(Written problem):
From the line containing "Write the Apache ECharts code for this chart." through the line containing "const ww21Err = [0.9, 0.95, 2.2, 1.4, 0.95, 1.45];", retype each line exactly; include both end lines and nothing beyond them.

>> Begin Listed records

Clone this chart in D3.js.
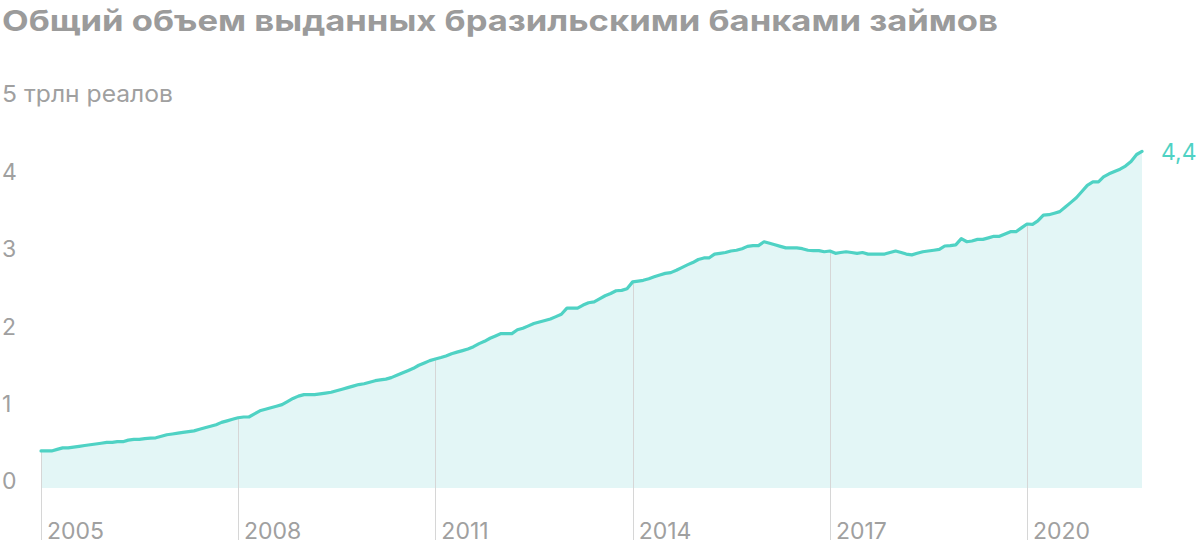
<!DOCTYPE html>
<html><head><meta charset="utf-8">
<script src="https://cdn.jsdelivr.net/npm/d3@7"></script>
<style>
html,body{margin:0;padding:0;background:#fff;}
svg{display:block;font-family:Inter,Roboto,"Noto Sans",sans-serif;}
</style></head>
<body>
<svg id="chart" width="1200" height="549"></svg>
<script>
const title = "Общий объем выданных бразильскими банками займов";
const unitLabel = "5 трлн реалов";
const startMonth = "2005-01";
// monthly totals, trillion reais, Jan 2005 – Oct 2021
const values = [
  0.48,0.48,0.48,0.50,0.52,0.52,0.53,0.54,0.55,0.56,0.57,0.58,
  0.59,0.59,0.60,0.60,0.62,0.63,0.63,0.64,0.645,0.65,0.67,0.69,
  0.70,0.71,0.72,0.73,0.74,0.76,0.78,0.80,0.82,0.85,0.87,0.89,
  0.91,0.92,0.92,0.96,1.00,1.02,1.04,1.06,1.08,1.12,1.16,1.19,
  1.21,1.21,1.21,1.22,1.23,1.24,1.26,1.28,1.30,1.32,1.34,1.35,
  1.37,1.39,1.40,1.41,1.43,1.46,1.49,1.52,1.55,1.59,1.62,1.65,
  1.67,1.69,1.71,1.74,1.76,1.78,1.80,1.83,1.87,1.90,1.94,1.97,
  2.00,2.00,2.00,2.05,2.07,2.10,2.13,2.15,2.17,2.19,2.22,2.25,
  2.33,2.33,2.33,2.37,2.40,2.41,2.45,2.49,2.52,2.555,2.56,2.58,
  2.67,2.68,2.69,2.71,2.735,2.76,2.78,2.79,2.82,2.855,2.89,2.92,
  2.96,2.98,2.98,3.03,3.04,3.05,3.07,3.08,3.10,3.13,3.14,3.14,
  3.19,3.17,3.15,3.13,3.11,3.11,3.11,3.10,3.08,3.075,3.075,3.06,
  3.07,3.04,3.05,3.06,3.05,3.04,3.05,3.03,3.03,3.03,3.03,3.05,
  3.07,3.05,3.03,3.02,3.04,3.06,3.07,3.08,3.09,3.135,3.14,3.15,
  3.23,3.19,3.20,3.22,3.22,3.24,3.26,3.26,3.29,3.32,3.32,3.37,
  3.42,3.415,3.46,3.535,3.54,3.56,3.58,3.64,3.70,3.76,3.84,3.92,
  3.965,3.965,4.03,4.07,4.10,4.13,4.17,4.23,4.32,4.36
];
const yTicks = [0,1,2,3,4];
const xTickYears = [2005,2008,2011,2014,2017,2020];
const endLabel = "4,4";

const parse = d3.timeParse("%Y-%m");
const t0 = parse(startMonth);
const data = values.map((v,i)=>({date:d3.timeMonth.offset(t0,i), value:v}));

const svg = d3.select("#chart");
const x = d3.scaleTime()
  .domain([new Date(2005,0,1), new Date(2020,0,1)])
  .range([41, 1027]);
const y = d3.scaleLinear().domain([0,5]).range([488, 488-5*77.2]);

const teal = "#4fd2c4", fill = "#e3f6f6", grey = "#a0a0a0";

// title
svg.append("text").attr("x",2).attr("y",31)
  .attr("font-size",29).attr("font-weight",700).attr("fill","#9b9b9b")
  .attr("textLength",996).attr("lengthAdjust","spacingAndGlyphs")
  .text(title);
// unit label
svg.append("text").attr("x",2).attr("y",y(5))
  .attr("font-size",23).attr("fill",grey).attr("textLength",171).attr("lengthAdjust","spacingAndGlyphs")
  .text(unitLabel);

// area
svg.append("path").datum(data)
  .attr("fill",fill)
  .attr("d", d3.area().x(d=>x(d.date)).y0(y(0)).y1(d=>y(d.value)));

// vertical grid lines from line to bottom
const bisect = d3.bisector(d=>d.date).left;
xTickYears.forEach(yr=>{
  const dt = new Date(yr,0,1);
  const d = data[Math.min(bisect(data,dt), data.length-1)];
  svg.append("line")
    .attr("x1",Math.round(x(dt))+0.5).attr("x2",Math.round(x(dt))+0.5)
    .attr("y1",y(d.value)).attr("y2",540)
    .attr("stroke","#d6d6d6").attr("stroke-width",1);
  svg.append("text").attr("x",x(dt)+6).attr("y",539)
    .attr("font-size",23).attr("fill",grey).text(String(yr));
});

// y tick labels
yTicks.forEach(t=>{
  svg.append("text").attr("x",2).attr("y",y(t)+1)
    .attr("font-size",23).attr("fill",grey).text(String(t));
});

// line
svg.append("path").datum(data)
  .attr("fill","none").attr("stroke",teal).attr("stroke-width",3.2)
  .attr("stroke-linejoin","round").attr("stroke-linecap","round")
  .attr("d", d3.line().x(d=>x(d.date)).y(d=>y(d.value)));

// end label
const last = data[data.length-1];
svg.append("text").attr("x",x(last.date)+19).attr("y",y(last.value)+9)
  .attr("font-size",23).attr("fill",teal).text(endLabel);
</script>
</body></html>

>> End Listed records
>> Begin Listed records

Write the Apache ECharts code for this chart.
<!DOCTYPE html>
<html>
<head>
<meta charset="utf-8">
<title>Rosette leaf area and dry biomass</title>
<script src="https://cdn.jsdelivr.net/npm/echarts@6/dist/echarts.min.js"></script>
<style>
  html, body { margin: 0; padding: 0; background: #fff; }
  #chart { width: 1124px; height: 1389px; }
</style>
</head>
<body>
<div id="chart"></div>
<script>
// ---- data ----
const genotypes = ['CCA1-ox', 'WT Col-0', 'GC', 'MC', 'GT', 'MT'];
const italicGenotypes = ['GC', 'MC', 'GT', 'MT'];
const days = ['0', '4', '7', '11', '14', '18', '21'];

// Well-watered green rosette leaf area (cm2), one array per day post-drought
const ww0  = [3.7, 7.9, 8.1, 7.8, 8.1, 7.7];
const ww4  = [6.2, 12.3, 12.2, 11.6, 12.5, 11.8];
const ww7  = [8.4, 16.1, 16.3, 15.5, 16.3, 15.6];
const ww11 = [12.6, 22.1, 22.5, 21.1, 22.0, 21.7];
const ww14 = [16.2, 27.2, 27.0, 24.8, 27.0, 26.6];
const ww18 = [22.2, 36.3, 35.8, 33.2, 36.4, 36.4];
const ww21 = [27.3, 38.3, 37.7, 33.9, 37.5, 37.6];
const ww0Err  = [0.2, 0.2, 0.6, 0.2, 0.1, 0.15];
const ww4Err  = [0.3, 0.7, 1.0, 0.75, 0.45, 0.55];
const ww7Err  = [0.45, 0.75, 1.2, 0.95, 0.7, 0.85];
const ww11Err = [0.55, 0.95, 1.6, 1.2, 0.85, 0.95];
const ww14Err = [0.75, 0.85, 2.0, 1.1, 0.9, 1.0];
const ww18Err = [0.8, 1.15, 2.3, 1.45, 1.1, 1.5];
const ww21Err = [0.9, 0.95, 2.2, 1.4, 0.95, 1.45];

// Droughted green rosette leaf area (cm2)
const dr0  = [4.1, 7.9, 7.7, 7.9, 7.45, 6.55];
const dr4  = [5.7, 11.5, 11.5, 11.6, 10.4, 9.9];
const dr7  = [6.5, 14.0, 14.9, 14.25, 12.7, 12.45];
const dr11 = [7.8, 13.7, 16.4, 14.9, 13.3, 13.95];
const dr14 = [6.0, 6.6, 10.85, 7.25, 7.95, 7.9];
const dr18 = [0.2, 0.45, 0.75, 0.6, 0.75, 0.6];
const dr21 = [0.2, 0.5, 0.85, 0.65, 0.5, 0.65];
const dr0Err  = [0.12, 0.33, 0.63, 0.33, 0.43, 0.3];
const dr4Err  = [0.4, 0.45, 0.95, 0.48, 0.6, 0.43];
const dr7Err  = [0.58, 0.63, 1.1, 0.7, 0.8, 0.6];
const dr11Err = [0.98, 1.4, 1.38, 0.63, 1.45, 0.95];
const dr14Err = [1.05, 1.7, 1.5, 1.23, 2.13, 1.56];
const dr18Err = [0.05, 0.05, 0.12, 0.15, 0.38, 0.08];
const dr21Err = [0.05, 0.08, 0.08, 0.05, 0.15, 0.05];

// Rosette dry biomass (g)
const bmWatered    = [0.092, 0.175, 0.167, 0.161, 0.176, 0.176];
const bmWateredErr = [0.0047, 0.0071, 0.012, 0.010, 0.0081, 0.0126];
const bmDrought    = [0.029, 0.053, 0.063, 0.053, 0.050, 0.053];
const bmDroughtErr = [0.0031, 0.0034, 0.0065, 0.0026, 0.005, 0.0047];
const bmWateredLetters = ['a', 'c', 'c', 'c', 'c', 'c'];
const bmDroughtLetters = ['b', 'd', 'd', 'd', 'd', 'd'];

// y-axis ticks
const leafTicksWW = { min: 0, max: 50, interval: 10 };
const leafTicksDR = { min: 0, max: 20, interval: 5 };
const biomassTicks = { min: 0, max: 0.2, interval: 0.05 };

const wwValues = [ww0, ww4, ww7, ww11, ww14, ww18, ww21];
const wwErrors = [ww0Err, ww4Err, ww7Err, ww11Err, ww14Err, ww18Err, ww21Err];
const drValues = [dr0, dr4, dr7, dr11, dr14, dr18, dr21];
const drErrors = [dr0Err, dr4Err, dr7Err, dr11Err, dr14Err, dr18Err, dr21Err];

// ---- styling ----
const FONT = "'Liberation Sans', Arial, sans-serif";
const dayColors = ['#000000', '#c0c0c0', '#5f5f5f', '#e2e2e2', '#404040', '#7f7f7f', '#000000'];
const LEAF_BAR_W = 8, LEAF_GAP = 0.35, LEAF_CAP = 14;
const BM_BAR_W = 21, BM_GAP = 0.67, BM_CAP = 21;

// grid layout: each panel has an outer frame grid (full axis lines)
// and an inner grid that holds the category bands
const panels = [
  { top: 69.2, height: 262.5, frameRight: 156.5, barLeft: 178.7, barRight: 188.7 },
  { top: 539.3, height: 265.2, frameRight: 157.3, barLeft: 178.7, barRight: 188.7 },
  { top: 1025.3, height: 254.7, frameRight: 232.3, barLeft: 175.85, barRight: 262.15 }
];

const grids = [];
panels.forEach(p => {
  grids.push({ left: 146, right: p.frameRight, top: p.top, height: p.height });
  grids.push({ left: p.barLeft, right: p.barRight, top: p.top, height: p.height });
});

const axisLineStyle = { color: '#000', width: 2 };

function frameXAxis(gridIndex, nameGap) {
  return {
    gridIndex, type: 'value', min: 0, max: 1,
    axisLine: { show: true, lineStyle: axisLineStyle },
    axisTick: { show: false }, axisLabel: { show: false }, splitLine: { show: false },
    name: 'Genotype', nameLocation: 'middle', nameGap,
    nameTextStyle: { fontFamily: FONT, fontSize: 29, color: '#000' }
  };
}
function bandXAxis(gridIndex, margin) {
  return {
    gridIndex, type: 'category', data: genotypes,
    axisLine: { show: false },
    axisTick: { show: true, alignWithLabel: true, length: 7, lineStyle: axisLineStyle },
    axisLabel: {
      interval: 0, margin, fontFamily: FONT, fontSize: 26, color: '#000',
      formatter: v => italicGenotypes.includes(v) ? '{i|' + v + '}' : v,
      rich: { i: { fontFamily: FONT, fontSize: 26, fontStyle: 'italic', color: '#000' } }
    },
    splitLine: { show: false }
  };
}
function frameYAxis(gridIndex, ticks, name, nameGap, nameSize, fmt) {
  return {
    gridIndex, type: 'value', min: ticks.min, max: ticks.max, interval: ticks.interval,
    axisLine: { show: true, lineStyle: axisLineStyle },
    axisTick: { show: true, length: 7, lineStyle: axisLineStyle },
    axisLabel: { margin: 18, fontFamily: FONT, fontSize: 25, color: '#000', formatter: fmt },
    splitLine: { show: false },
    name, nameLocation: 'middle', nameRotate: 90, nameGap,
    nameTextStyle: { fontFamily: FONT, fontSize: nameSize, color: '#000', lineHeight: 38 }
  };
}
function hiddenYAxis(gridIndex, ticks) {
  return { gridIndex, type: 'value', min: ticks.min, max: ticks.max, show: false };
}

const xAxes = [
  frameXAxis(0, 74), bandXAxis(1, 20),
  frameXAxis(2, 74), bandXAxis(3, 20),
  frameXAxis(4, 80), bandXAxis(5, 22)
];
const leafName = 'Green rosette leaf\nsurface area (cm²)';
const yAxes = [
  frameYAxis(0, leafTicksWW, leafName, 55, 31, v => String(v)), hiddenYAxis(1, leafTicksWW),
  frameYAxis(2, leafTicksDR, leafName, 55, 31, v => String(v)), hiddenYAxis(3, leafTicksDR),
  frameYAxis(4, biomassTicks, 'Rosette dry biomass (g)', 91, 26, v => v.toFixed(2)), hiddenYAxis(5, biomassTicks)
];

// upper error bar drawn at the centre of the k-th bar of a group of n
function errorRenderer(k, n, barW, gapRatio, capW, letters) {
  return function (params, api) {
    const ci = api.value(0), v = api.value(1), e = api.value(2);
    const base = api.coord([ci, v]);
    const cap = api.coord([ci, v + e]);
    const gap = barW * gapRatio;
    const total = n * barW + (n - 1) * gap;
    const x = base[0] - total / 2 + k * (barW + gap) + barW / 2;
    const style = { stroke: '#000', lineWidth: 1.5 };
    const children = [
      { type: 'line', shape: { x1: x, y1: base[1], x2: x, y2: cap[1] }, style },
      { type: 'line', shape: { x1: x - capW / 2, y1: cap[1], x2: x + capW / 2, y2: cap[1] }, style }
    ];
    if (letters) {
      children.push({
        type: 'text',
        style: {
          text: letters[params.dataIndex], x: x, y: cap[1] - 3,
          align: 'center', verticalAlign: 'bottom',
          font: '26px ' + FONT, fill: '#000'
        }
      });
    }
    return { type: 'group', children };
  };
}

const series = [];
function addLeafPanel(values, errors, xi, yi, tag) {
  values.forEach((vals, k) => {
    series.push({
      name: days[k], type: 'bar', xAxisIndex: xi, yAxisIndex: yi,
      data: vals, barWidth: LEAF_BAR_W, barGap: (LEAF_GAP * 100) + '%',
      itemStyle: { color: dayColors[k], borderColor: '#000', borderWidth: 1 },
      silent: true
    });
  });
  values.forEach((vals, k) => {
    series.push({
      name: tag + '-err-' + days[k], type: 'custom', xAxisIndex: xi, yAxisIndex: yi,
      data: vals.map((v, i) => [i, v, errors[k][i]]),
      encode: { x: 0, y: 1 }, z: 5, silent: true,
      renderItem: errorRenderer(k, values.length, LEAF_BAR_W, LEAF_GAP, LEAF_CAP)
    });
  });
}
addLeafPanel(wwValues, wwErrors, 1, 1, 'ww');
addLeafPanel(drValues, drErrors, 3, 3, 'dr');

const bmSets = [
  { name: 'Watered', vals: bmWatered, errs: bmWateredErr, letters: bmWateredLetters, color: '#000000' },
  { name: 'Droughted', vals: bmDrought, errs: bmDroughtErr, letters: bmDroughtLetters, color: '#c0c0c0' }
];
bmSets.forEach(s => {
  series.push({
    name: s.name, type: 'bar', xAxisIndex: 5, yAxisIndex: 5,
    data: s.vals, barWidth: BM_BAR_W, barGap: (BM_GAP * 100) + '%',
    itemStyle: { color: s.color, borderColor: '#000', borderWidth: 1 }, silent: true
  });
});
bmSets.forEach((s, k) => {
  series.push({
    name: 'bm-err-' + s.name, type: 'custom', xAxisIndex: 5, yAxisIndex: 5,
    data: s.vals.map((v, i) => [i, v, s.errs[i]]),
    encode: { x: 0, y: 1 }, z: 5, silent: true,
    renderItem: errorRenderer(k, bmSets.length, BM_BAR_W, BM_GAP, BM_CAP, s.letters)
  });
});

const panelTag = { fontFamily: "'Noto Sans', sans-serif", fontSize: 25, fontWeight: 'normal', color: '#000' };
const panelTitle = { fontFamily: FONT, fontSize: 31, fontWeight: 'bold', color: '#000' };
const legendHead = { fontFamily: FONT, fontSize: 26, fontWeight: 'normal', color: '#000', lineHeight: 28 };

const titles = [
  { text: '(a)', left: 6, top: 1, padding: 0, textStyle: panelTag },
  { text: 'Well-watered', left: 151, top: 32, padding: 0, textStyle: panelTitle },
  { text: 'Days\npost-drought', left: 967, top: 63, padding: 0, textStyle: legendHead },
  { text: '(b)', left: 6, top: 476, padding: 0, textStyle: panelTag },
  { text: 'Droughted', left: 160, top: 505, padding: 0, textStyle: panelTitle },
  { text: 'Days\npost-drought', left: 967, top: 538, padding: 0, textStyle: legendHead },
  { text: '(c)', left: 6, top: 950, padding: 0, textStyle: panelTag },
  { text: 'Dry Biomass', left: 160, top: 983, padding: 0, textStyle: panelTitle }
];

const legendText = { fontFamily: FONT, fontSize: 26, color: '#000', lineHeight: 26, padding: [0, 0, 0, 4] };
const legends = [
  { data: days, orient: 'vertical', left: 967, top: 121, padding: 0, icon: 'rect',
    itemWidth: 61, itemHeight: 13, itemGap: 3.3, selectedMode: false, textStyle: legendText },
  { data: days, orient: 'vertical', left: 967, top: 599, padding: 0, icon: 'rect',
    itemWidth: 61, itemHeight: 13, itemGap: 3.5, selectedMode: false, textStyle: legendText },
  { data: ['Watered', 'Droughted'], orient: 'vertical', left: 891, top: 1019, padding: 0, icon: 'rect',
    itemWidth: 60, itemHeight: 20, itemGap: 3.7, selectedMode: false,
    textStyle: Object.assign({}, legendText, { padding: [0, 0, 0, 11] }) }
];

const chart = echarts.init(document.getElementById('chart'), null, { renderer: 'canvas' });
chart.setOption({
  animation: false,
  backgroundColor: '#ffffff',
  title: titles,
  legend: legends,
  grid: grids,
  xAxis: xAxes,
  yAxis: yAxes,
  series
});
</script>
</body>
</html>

>> End Listed records
>> Begin Listed records

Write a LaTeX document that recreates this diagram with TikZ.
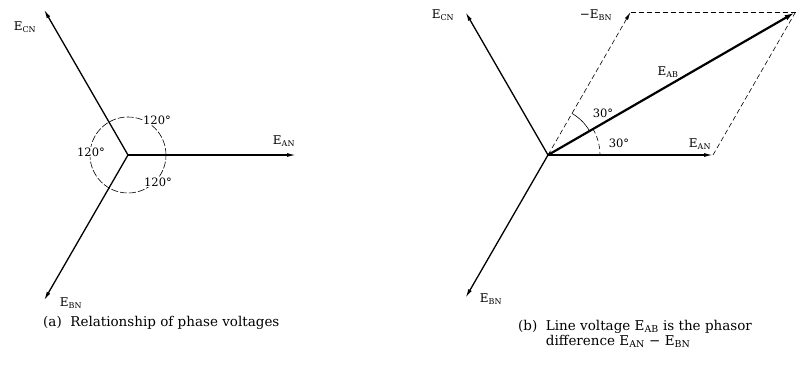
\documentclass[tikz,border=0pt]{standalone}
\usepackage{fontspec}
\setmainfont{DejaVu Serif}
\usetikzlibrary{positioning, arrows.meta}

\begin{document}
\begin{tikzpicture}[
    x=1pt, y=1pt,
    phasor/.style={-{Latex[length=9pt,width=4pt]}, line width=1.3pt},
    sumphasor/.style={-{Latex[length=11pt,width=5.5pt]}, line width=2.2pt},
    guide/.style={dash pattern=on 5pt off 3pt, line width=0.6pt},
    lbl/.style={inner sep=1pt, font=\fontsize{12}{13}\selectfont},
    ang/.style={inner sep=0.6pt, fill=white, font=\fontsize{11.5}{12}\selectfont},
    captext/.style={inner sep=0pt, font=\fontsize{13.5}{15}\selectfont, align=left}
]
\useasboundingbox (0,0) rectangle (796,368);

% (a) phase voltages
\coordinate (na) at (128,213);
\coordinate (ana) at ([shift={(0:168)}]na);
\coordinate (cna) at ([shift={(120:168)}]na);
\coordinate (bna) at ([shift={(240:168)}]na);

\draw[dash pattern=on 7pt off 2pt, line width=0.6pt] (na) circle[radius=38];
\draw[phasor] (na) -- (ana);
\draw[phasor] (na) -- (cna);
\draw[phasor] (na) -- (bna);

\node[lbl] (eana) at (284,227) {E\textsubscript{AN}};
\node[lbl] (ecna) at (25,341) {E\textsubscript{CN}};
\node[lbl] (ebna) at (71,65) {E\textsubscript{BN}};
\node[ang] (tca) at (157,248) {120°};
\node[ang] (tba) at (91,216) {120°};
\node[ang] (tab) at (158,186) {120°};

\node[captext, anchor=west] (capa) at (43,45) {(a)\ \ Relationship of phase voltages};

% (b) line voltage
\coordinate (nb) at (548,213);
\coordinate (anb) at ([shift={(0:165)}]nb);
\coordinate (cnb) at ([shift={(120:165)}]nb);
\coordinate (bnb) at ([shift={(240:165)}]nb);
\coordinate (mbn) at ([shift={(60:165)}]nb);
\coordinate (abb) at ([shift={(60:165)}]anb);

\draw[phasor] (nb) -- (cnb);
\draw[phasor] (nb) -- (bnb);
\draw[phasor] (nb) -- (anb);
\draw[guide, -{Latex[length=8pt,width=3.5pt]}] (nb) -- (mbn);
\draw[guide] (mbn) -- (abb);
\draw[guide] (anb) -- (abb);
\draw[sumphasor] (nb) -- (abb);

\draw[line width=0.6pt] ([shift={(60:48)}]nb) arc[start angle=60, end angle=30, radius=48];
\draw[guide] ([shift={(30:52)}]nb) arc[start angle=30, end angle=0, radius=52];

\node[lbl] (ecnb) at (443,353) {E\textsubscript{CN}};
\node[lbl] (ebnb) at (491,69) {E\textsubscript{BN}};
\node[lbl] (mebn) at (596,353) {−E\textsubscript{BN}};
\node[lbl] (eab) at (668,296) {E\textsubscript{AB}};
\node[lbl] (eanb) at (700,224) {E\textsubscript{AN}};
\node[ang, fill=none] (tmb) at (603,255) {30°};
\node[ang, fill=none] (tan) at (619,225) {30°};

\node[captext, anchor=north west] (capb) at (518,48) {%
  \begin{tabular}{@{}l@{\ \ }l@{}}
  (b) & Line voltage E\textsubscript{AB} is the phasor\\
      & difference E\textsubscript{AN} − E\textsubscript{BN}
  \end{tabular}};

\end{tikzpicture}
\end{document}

>> End Listed records

(Solution):
Write the Apache ECharts code for this chart.
<!DOCTYPE html>
<html>
<head>
<meta charset="utf-8">
<title>Rosette leaf area and dry biomass</title>
<script src="https://cdn.jsdelivr.net/npm/echarts@6/dist/echarts.min.js"></script>
<style>
  html, body { margin: 0; padding: 0; background: #fff; }
  #chart { width: 1124px; height: 1389px; }
</style>
</head>
<body>
<div id="chart"></div>
<script>
// ---- data ----
const genotypes = ['CCA1-ox', 'WT Col-0', 'GC', 'MC', 'GT', 'MT'];
const italicGenotypes = ['GC', 'MC', 'GT', 'MT'];
const days = ['0', '4', '7', '11', '14', '18', '21'];

// Well-watered green rosette leaf area (cm2), one array per day post-drought
const ww0  = [3.7, 7.9, 8.1, 7.8, 8.1, 7.7];
const ww4  = [6.2, 12.3, 12.2, 11.6, 12.5, 11.8];
const ww7  = [8.4, 16.1, 16.3, 15.5, 16.3, 15.6];
const ww11 = [12.6, 22.1, 22.5, 21.1, 22.0, 21.7];
const ww14 = [16.2, 27.2, 27.0, 24.8, 27.0, 26.6];
const ww18 = [22.2, 36.3, 35.8, 33.2, 36.4, 36.4];
const ww21 = [27.3, 38.3, 37.7, 33.9, 37.5, 37.6];
const ww0Err  = [0.2, 0.2, 0.6, 0.2, 0.1, 0.15];
const ww4Err  = [0.3, 0.7, 1.0, 0.75, 0.45, 0.55];
const ww7Err  = [0.45, 0.75, 1.2, 0.95, 0.7, 0.85];
const ww11Err = [0.55, 0.95, 1.6, 1.2, 0.85, 0.95];
const ww14Err = [0.75, 0.85, 2.0, 1.1, 0.9, 1.0];
const ww18Err = [0.8, 1.15, 2.3, 1.45, 1.1, 1.5];
const ww21Err = [0.9, 0.95, 2.2, 1.4, 0.95, 1.45];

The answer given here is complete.